Normalità

La caccia | Trasmessa il: 12/16/2001




Non sono riuscito a capire, vi confesso, il senso della sentenza con cui il Tribunale dei minori di Torino ha riconosciuto a Erika De Nardo e Mauro Favaro, detto Omar, lo status di “persone normali”, capaci – secondo l’accezione giuridica del termine – “di intendere e di volere” e condannabili, quindi, a un’adeguata  pena carceraria.  Non certo che i giudici e i loro periti abbiano inteso affermare che sia normale, nelle circostanze in cui quei due ragazzi si sono trovati, comportarsi come si sono comportati loro.  E neanche che ogni persona normalmente capace di intendere e di volere possa (o debba) scegliere quella particolare linea di azione.  La condanna sanziona, in tutta evidenza, un’anormalità, un comportamento che, proprio in quanto fuori dalla norma va  deprecato e punito.  Ma il principio per cui un’anormalità può essere punita solo se a compierla è stato un individuo normale è troppo a rischio di autocontraddizione per poterlo assumere con piena tranquillità.
Vi prego di credere che non mi sto abbandonando a un gusto fuori luogo per il paradosso.  Ma non si può negare che l’impianto metodologico delle varie scienze psichiche e le categorie di cui si servono i relativi specialisti per classificare i comportamenti e le reazioni degli esseri umani siano, nonostante tutti i tentativi di fondazione compiuti da due secoli a questa parte, drammaticamente deboli e di questa debolezza, quando si viene al dunque, si deve pagare lo scotto.  Lo dimostra, a livello giuridico, la stessa eterogeneità delle definizioni adottate dai vari sistemi penali e, d’altronde, lo stesso consulente tecnico dell’accusa al processo torinese ha dovuto ammettere, in una delle tante interviste raccolte sui quotidiani di ieri, che è difficile “utilizzare parametri psichiatrici in ambito giudiziario” e che “di questo reato non riusciremo mai ad avere una comprensione piena”.

       Forse l’ipotesi più convincente è la più semplice.  Erika e Omar, prescindendo dal problema della loro giovanissima età, sono soltanto due persone normalmente malvagie, come se ne trovano tante.  Appartengono a quell’ampio settore dell’umanità per cui i problemi si risolvono con la violenza, salvo dichiarare, se necessario, che la colpa è di qualcun altro.  Un settore, se ci pensiamo, così ampio da rappresentare la maggioranza del genere umano, visto che comprende non solo quanti si sentono autorizzati ad alzare la mano su un proprio simile, ma tutti coloro che credono e affermano che certi obiettivi non possono essere perseguiti altro che con la forza delle armi e che la pace può nascere soltanto dalla guerra.  Esercitata a livello privato o a livello pubblico, in nome del bene comune o dell’egoismo personale, la violenza è sempre violenza e non c’è barba di costruzione ideologica che la possa giustificare.
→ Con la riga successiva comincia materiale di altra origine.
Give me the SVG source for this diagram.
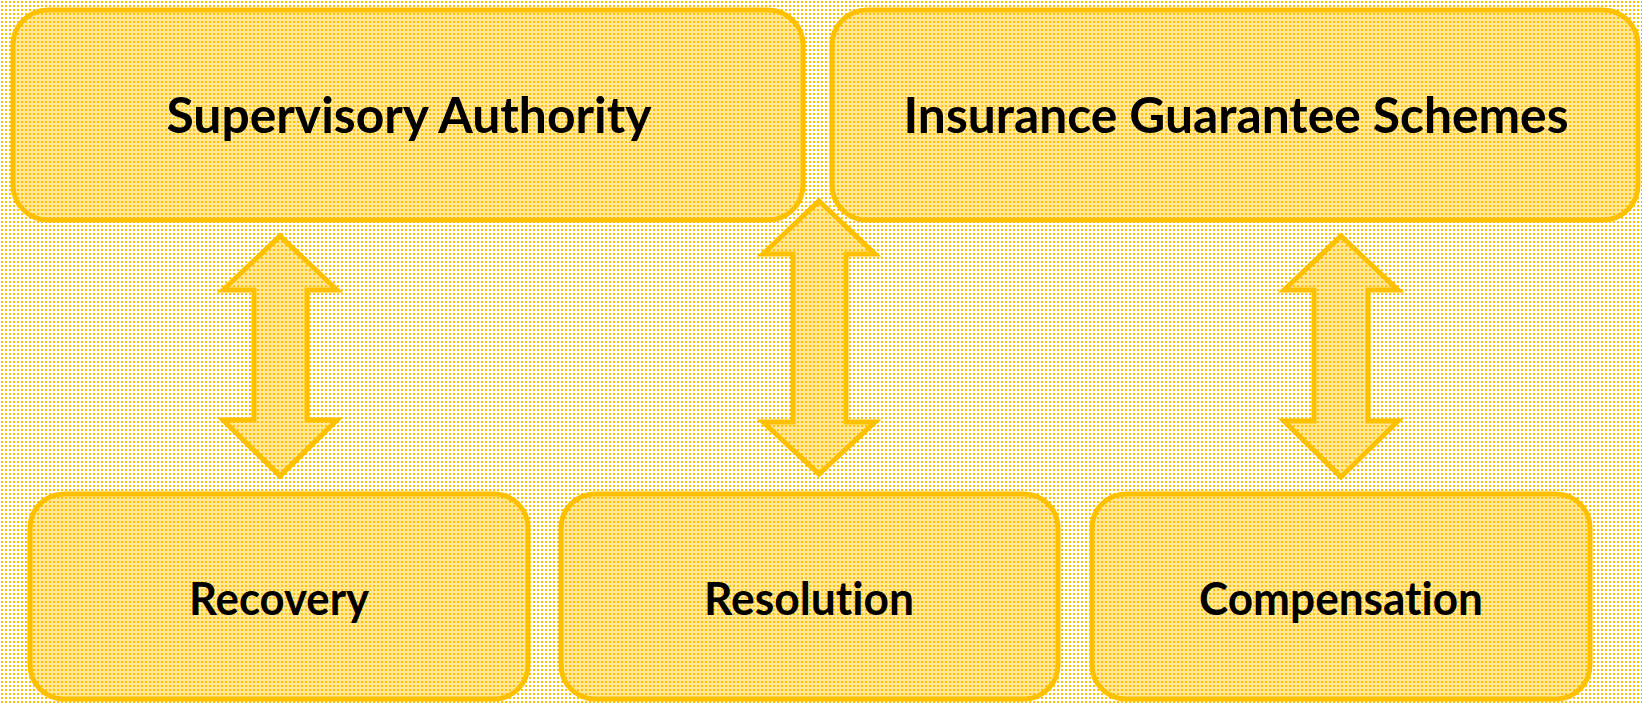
<svg xmlns="http://www.w3.org/2000/svg" width="1642" height="703" viewBox="0 0 1642 703">
  <defs>
    <!-- dotted texture: orange 2x2 dots on a 4px grid -->
    <pattern id="dotsPaper" patternUnits="userSpaceOnUse" x="0" y="0" width="4" height="4">
      <rect width="4" height="4" fill="#ffffff"/>
      <rect x="1" y="1" width="2" height="2" fill="#ffc000"/>
    </pattern>
    <pattern id="dotsGold" patternUnits="userSpaceOnUse" x="0" y="0" width="4" height="4">
      <rect width="4" height="4" fill="#ffe699"/>
      <rect x="1" y="1" width="2" height="2" fill="#ffc000"/>
    </pattern>
    <style>
      .box { fill: url(#dotsGold); stroke: #ffc000; stroke-width: 5; }
      .arrow { fill: url(#dotsGold); stroke: #ffc000; stroke-width: 5; stroke-linejoin: miter; }
      .label { font-family: Lato, "Open Sans", "Liberation Sans", sans-serif; font-weight: 700; fill: #000000; text-anchor: middle; font-variant-ligatures: none; }
      .big { font-size: 50px; }
      .small { font-size: 45px; }
    </style>
  </defs>

  <rect x="0" y="0" width="1642" height="703" fill="url(#dotsPaper)"/>

  <!-- double-headed block arrows -->
  <g id="connectors">
    <polygon class="arrow" points="280,236 337,290 307,290 307,420 337,420 280,476 223,420 254,420 254,290 223,290"/>
    <polygon class="arrow" points="819,201 875,254 846,254 846,422 875,422 819,474 763,422 793,422 793,254 763,254"/>
    <polygon class="arrow" points="1341,236 1398,290 1368,290 1368,421 1398,421 1341,477 1284,421 1314,421 1314,290 1284,290"/>
  </g>

  <g id="supervisory-authority">
    <rect class="box" x="13" y="10" width="790" height="210" rx="35" ry="35"/>
    <text class="label big" x="409" y="133" textLength="485" lengthAdjust="spacingAndGlyphs">Supervisory Authority</text>
  </g>

  <g id="insurance-guarantee-schemes">
    <rect class="box" x="832" y="10" width="806" height="210" rx="35" ry="35"/>
    <text class="label big" x="1236" y="133" textLength="665" lengthAdjust="spacingAndGlyphs">Insurance Guarantee Schemes</text>
  </g>

  <g id="recovery">
    <rect class="box" x="30" y="494" width="498" height="205" rx="34" ry="34"/>
    <text class="label small" x="279" y="615" textLength="180" lengthAdjust="spacingAndGlyphs">Recovery</text>
  </g>

  <g id="resolution">
    <rect class="box" x="561" y="494" width="497" height="205" rx="34" ry="34"/>
    <text class="label small" x="809" y="615" textLength="210" lengthAdjust="spacingAndGlyphs">Resolution</text>
  </g>

  <g id="compensation">
    <rect class="box" x="1092" y="494" width="498" height="205" rx="34" ry="34"/>
    <text class="label small" x="1341" y="615" textLength="284" lengthAdjust="spacingAndGlyphs">Compensation</text>
  </g>
</svg>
       Tuttavia, i due assassini di Novi Ligure restano pur sempre due ragazzi: due creature immature la cui responsabilità va misurata sui valori e le certezze che gli adulti hanno saputo trasmettere loro.  Sono, in senso lato, figli nostri, eredi del mondo che gli abbiamo preparato noi.  Credono nelle stesse cose e condividono le nostre stesse paure.  Non sarà un caso se i loro concittadini, nelle ore successive al delitto, hanno creduto con tanto entusiasmo alla giustificazione che gli era stata offerta, accettando senza esitare un’imputazione di responsabilità che andava incontro ai loro pregiudizi e alle loro volontà di esclusione.

       Non so, naturalmente, quale sarà il destino di quei due sciagurati.  So solo che oggi sono stati affidati a un’istituzione, il carcere, sulle cui capacità di recupero e riabilitazione ben pochi (e io meno di tutti) hanno fiducia.  Non voglio mettere in discussione quanto è stato detto da persone di tutto rispetto sulla necessità di sanzionare la loro colpa o su quella di “un percorso di autoespiazione” cui non può essere estranea una concreta dimensione afflittiva.  Sono cose di cui non mi intendo Spero soltanto che la loro condanna non esprima la volontà di rinchiuderli per dimenticarli, di scuotere dalla nostra coscienza il fastidio di quella loro tragica normalità.